GIVEN EXERCISE: Copy every line with the string "that" in it.

RECORD LIST:
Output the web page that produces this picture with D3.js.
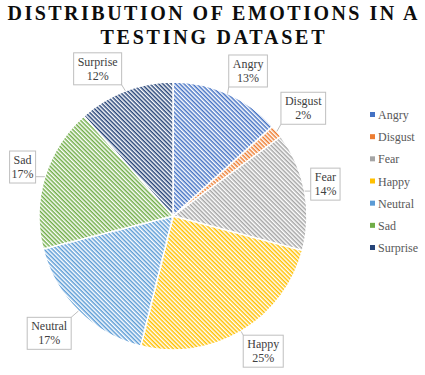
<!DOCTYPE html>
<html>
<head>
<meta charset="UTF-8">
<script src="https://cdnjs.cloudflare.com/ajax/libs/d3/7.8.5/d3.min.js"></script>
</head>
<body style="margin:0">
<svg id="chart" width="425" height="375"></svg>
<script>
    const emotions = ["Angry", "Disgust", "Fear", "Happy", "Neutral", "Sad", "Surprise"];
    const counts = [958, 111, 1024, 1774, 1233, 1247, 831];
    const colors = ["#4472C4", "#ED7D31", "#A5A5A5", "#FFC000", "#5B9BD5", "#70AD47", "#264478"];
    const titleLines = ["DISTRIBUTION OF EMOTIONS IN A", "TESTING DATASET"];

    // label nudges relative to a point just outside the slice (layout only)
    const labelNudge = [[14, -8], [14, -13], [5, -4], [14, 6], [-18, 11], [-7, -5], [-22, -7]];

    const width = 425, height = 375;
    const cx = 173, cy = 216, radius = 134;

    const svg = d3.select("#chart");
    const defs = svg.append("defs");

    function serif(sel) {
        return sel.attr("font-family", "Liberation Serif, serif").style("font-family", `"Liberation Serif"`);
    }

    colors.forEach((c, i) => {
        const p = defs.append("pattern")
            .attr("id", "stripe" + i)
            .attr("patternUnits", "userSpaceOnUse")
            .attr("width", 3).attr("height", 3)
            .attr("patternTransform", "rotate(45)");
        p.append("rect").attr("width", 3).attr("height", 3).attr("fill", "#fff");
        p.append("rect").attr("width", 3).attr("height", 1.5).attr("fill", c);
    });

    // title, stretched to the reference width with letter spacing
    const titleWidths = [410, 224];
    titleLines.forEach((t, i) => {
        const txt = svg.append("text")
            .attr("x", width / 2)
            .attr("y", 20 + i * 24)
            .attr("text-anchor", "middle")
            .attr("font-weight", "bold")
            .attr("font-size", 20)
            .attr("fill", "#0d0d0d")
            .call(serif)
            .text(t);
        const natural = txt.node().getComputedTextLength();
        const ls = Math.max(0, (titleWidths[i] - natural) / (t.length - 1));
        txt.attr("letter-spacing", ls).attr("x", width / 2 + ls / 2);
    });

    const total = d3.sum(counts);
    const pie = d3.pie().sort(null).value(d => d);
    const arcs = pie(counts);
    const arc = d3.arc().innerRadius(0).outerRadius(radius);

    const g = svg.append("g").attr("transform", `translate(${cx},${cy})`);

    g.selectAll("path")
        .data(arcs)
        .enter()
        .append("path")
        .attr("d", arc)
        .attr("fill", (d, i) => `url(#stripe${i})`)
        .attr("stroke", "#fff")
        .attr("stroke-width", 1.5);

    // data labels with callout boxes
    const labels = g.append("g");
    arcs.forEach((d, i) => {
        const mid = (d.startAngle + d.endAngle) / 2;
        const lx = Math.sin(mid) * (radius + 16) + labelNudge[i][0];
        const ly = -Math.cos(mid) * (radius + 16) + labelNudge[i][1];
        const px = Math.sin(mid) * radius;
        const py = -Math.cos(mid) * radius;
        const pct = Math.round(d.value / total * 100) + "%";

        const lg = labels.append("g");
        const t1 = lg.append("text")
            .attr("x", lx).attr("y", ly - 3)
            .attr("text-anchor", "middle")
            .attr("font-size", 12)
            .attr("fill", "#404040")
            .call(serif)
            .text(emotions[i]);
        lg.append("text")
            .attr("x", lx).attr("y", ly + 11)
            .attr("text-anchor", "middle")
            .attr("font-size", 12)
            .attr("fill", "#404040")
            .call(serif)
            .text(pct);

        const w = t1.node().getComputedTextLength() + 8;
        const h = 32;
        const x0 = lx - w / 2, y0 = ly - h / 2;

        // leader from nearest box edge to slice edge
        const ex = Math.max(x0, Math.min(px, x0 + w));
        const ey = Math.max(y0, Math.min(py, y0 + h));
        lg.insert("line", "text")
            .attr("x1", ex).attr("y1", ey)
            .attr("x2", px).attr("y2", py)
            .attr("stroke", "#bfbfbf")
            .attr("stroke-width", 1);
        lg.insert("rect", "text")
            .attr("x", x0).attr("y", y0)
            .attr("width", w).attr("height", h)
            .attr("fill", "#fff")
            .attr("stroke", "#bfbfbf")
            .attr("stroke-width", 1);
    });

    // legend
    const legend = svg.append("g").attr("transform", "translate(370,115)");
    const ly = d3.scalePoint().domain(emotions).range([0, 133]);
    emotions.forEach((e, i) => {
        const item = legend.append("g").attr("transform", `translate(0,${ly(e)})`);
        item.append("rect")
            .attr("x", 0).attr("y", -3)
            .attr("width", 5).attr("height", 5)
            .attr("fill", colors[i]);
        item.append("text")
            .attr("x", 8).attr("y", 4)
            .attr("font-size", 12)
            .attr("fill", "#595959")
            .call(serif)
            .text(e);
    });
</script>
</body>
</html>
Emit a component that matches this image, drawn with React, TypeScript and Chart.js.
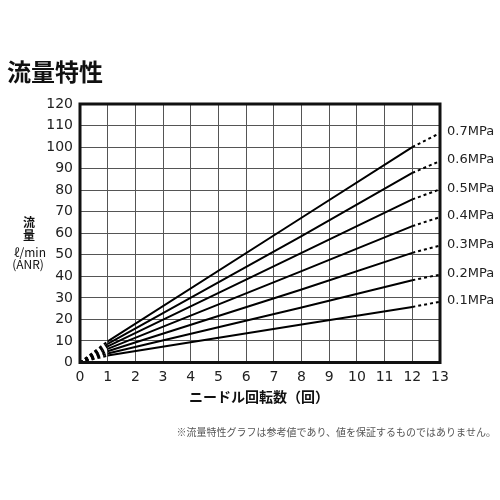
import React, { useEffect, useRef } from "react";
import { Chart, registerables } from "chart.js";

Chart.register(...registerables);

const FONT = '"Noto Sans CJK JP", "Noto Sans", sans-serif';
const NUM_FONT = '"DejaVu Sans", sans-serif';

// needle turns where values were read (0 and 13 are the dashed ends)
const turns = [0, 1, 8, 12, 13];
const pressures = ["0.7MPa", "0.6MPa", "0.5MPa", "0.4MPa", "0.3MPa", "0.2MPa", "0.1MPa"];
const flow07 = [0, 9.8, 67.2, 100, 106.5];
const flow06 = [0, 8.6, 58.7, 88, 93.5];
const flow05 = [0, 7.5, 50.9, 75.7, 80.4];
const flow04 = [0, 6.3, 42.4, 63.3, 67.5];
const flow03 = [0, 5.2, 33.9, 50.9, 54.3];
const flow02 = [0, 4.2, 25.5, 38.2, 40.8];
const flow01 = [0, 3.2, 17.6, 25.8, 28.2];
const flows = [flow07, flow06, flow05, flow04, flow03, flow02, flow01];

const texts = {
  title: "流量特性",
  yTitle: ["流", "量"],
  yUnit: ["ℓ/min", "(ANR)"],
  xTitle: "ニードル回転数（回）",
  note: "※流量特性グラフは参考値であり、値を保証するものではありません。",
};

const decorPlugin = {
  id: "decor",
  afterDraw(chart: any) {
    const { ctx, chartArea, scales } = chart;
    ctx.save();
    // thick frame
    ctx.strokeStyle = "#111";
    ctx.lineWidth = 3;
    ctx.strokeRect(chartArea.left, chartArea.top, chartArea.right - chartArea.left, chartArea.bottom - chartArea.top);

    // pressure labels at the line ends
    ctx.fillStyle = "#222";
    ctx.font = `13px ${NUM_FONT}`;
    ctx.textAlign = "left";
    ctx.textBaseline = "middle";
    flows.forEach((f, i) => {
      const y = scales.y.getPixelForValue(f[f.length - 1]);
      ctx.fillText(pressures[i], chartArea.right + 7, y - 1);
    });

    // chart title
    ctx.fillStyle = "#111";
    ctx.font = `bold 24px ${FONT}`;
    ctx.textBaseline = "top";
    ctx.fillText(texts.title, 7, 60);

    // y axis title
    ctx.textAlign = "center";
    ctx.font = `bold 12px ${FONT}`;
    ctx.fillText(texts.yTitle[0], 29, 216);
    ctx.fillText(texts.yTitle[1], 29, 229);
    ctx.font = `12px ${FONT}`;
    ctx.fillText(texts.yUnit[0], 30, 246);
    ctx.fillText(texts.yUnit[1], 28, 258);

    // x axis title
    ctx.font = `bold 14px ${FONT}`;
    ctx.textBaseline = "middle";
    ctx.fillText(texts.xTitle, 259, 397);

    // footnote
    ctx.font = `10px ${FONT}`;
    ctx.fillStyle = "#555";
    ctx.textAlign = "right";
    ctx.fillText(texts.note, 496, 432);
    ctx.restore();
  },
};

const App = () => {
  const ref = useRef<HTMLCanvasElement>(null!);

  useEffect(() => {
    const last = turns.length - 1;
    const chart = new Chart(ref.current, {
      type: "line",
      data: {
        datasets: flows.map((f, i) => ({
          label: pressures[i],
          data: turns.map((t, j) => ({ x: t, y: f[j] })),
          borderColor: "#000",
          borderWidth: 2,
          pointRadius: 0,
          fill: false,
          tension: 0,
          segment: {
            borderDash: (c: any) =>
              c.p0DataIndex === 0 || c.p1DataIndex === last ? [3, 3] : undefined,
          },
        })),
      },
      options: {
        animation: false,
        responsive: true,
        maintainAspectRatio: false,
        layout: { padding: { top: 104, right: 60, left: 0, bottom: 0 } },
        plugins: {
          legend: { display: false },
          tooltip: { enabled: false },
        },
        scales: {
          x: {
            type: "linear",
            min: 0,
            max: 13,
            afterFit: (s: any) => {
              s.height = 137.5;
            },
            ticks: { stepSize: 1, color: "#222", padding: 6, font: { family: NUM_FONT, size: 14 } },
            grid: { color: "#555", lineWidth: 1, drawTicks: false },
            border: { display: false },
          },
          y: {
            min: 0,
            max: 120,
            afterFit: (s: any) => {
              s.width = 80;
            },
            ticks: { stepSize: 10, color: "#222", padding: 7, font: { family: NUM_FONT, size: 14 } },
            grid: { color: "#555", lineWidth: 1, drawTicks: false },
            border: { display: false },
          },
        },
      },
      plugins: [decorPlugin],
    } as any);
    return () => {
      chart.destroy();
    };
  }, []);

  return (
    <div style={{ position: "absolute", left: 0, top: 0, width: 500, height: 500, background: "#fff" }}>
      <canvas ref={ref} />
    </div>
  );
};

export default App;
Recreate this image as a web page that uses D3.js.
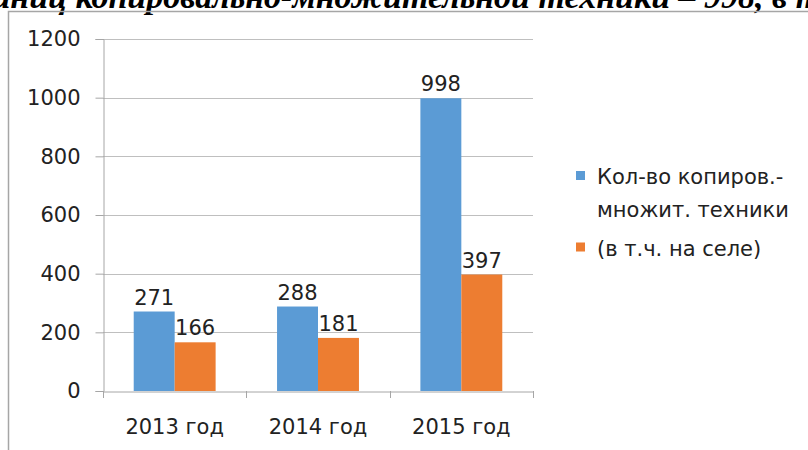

ANSWER FOR THIS EXERCISE:
Output the web page that produces this picture with D3.js.
Emit a component that matches this image, drawn with React, TypeScript and Chart.js.
Recreate this image as a web page that uses D3.js.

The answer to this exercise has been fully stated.